D’autre part, nombre d’interventions en réunions publiques visent à refuser un équipement au nom des nuisances que sa réalisation apporterait aux habitants de son voisinage, se contentant d’une défense de type “Nimby”, sans argumenter au-delà. Toutefois, le problème du développement durable est souvent abordé en tant que tel dans les débats Publics.
Il l’est parfois, de façon “théorique”, dans des conditions pertinentes mais qui ne peuvent avoir aucun impact sur la décision. Il en est ainsi, par exemple, de la critique qu’a fait l’association Robin des Bois, des transports maritimes mondiaux en porte-conteneurs de plus en plus gigantesques, au nom d’une philosophie parfaitement cohérente avec la recherche authentique “d’un véritable développement durable”, mais qui ne pouvait pas conduire, dut-on le regretter, à renoncer à l’aménagement du Port 2000 au Havre. Des équipements concurrents se seraient développés ailleurs en Europe conduisant la France à un non développement et Le Havre à un rapide déclin.

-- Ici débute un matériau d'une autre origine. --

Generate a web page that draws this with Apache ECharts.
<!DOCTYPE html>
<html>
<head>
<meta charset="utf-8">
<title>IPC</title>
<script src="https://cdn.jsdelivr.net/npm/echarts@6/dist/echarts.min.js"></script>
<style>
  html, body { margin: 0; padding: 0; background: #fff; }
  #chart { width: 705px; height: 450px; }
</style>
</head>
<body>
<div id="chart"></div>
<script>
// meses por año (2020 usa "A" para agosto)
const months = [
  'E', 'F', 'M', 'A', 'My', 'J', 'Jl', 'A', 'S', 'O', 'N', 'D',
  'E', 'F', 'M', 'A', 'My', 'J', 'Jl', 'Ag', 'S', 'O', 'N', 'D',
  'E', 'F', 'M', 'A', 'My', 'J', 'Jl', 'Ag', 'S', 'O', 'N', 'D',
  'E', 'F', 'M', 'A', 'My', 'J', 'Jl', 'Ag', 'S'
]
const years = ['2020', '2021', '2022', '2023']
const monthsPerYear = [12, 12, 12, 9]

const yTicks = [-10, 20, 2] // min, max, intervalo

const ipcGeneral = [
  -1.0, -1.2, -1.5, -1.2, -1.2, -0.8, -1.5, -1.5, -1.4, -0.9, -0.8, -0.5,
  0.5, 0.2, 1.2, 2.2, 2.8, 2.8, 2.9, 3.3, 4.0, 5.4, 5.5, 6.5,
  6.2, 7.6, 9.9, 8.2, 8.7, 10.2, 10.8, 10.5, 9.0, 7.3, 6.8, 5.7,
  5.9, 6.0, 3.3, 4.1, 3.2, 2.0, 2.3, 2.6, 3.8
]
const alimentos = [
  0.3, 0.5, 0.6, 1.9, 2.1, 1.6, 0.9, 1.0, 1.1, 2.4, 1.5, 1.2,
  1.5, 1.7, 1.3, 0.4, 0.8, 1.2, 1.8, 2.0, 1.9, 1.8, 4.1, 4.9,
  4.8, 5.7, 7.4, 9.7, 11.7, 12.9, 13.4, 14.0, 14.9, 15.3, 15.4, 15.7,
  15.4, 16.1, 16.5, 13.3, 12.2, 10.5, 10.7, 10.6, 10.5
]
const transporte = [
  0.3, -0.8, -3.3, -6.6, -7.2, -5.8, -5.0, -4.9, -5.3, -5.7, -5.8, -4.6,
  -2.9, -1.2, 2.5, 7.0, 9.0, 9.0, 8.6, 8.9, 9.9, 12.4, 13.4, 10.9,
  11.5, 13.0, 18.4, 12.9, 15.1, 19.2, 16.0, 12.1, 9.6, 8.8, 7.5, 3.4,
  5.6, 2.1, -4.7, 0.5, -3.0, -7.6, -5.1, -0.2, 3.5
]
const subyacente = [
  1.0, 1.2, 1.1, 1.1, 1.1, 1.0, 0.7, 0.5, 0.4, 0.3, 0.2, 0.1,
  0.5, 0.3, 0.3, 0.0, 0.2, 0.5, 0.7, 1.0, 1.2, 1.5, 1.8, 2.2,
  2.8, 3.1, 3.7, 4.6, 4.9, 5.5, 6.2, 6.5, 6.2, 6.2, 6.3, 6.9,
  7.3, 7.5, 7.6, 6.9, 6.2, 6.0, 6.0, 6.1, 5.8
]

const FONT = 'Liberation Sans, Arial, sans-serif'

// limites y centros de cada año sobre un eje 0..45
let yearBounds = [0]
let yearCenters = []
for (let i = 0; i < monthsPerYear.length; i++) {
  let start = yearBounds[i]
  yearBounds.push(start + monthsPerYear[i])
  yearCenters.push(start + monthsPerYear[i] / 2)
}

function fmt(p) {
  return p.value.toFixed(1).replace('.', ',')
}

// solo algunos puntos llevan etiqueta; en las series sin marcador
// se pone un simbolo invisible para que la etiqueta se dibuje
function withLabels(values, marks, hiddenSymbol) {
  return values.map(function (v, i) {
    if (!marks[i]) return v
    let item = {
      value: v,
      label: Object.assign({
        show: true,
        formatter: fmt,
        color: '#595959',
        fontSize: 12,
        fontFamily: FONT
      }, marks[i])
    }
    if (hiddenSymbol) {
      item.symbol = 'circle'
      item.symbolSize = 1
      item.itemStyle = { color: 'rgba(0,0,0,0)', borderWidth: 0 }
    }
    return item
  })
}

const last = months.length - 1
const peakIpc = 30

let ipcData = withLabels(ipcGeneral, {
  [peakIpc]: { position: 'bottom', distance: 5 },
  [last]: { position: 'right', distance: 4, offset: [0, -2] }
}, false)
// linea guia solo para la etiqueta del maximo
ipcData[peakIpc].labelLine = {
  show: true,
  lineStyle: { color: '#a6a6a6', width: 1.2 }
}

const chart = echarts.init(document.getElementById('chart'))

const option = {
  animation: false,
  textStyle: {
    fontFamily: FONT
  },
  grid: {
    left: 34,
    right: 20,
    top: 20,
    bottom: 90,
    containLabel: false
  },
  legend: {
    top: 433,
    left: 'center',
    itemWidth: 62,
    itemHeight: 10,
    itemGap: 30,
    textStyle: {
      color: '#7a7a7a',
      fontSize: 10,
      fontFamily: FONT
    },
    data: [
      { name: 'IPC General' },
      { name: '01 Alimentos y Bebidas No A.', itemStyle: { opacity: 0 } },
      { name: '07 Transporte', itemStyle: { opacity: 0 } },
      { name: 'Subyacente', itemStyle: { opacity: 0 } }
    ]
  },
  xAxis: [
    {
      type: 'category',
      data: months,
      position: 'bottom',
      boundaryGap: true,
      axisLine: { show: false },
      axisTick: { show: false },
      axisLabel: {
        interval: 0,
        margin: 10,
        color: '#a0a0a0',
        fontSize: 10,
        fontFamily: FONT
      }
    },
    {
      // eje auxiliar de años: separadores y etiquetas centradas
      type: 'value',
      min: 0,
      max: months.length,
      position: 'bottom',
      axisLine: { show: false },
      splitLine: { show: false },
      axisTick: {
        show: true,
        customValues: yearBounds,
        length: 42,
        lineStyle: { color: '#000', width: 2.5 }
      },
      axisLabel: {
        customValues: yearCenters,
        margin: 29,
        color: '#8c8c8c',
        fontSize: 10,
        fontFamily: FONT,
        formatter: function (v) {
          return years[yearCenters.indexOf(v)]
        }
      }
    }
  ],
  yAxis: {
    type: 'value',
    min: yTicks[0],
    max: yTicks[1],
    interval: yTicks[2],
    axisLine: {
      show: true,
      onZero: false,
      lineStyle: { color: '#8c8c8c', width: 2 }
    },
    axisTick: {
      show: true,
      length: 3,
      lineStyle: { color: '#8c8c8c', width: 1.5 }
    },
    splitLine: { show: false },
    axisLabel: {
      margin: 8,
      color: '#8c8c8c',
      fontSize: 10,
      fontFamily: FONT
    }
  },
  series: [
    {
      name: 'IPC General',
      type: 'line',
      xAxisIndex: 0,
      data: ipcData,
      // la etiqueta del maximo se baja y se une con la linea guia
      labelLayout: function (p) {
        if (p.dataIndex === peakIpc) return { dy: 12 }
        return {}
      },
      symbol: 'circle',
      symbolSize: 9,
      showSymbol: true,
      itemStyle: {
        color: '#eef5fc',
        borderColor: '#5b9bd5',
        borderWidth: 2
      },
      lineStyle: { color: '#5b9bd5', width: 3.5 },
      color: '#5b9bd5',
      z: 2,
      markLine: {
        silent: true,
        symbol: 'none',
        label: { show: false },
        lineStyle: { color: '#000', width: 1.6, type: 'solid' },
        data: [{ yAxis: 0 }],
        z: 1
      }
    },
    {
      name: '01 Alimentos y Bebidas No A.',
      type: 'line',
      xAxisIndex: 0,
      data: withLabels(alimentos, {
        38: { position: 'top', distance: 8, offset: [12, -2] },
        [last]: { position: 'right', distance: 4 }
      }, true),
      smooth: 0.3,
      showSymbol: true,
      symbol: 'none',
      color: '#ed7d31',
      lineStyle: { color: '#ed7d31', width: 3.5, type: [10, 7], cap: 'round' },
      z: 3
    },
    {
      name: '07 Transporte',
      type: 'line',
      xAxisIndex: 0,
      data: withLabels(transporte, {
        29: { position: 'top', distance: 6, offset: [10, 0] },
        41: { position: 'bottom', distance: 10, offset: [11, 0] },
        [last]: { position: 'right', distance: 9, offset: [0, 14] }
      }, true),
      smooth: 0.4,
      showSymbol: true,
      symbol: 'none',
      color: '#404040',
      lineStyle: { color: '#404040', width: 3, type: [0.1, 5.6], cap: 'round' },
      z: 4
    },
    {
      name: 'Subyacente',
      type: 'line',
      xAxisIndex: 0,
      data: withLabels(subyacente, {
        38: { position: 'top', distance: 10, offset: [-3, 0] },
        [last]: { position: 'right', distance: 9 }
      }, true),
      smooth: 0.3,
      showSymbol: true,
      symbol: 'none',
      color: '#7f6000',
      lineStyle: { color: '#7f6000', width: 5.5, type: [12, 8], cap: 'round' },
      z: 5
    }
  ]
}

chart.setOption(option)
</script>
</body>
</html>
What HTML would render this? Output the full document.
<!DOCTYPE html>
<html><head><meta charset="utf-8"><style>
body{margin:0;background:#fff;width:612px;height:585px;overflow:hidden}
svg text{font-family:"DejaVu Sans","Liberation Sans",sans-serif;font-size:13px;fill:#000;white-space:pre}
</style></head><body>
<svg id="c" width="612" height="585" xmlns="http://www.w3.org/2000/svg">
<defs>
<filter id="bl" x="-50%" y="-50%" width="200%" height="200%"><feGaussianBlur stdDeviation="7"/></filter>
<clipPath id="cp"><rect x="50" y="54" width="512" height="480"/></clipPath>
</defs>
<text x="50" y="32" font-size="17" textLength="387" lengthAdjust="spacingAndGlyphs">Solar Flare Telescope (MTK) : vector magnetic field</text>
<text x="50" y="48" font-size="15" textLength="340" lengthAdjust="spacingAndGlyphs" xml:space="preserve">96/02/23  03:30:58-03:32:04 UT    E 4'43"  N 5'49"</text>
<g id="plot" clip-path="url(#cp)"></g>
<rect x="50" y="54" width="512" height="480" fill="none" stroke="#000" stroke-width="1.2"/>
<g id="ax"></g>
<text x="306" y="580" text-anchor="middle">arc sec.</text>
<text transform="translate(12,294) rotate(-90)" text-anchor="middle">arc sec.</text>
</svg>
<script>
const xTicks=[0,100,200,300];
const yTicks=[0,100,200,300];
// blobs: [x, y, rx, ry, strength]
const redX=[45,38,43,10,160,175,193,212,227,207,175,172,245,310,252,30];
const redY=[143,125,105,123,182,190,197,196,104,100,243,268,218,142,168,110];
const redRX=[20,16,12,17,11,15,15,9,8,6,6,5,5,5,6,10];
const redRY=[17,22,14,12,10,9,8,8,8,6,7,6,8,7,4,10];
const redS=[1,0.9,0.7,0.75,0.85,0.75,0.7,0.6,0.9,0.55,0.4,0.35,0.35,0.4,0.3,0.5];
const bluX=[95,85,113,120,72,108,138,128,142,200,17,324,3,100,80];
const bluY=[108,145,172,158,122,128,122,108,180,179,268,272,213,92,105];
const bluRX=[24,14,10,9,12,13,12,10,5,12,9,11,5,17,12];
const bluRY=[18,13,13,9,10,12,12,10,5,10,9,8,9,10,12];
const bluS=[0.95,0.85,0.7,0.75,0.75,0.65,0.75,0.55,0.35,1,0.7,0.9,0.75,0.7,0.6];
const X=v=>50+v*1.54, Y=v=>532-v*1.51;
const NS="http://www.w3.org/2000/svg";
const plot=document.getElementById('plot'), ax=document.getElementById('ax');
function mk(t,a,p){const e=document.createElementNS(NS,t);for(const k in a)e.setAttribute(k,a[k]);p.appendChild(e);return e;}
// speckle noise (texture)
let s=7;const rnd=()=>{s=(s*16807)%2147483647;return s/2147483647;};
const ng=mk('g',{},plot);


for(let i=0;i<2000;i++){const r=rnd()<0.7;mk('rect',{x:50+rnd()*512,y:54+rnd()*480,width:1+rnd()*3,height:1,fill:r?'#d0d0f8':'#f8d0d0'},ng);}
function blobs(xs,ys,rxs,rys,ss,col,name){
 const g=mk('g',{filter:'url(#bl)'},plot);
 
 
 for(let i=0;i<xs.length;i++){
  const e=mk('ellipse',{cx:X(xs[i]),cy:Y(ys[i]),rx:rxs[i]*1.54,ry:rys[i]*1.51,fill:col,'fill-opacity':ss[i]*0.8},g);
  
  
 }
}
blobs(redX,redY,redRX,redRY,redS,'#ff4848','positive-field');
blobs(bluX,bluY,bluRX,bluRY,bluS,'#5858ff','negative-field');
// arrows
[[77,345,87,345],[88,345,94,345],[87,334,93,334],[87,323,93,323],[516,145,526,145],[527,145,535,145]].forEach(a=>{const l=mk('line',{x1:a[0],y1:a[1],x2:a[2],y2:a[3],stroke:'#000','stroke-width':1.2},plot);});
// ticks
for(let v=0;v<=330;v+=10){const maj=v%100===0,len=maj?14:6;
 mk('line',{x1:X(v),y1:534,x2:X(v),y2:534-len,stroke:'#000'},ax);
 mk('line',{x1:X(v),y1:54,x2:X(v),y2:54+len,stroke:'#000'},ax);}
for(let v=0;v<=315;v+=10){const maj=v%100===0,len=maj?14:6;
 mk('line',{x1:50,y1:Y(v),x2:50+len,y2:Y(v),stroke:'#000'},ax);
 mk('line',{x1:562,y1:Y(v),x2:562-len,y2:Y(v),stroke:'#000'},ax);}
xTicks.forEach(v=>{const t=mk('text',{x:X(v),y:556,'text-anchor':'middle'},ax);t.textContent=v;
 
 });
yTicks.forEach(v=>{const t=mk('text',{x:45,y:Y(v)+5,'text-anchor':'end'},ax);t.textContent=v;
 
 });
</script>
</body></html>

Mais, il l’est parfois dans des termes beaucoup plus “interpellants”. Ainsi, lors du débat sur la construction d’une nouvelle unité électronucléaire EPR par Electricité de France, tête de série potentielle pour la construction ultérieure d’autres réacteurs : le débat a porté sur les “besoins” et sur la politique de production d’électricité. Ont été évoqués, comme compléments et/ou substituts à la production d’électricité nucléaire, des politiques d’efficacité énergétique, de développement d’énergies renouvelables, d’économies d’énergie, ensemble de voies constitutives d’un développement durable.
Cette préoccupation est également présente lorsque la protection de la biodiversité est évoquée comme valeur majeure. Ainsi, ce fut le cas lors du débat sur le nouveau port du Havre pour réclamer, notamment, la protection de vasières.